>> BEGIN

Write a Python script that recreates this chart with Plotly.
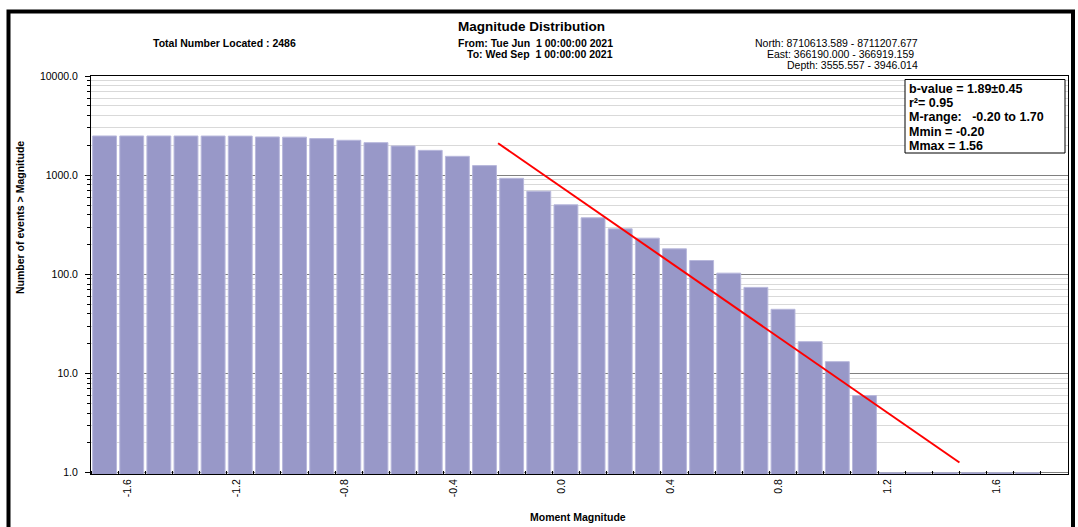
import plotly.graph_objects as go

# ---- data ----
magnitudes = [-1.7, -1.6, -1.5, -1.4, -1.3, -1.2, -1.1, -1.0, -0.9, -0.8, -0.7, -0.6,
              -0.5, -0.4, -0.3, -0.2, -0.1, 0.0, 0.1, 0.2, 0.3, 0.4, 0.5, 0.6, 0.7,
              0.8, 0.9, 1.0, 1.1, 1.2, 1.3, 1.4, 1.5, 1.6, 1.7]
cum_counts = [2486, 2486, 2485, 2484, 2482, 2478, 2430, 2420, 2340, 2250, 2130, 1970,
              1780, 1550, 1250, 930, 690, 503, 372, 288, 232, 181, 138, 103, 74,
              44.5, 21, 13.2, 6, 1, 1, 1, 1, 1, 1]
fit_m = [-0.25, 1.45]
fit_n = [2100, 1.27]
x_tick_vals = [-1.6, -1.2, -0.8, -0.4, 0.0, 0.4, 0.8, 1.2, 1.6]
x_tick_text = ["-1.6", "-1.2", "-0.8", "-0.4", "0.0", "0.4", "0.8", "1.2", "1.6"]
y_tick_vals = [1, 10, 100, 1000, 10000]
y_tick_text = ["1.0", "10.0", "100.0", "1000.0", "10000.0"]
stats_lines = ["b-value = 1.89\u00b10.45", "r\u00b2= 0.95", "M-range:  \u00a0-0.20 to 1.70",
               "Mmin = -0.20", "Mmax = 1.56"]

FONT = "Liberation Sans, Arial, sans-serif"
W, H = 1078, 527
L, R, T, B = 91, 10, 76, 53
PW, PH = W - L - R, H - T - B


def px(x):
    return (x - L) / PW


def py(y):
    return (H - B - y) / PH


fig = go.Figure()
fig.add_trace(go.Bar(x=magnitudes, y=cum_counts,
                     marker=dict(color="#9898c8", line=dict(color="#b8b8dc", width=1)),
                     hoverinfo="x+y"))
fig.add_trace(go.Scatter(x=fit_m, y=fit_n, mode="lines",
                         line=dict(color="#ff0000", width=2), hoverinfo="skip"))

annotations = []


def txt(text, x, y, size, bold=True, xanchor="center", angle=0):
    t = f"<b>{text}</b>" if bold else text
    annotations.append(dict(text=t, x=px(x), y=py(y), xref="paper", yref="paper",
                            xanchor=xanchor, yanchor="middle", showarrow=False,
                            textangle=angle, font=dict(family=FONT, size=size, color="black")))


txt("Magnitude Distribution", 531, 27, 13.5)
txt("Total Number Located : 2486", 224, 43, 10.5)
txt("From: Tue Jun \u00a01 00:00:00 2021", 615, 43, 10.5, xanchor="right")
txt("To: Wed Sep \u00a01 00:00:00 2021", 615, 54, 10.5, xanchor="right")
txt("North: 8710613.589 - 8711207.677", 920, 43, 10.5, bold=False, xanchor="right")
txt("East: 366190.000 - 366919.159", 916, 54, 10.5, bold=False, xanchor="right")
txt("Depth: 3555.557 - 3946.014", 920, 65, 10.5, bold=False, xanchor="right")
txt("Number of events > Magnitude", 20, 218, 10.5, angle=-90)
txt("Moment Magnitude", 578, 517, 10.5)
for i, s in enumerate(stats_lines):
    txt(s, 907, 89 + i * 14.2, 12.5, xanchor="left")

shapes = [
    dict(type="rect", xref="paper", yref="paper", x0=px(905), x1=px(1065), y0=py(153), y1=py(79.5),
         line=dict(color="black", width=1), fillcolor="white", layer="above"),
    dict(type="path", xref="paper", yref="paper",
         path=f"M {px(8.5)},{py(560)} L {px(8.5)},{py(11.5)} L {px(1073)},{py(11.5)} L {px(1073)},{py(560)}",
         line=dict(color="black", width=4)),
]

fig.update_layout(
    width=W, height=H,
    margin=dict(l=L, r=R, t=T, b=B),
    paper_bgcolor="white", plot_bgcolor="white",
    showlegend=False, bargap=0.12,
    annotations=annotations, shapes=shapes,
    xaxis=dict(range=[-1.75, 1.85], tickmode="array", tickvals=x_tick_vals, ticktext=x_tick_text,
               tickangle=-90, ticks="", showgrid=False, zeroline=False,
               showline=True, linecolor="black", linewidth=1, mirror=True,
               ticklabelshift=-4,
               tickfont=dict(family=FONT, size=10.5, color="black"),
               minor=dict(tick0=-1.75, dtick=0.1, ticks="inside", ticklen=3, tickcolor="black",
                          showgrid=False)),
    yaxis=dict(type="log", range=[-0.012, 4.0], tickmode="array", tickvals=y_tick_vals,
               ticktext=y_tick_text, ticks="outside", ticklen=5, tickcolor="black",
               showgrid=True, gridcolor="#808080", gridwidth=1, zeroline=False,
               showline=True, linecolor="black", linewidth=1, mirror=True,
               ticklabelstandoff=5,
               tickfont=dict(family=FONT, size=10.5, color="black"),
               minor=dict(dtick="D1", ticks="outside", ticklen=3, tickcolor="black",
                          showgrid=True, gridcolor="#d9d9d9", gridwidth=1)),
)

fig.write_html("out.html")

>> END

Your goal => Make an exact copy of the lines from the top of the material through the line with "import plotly.graph_objects as go", pictures excluded.

Response =>
Write a Python script that recreates this chart with Plotly.
import plotly.graph_objects as go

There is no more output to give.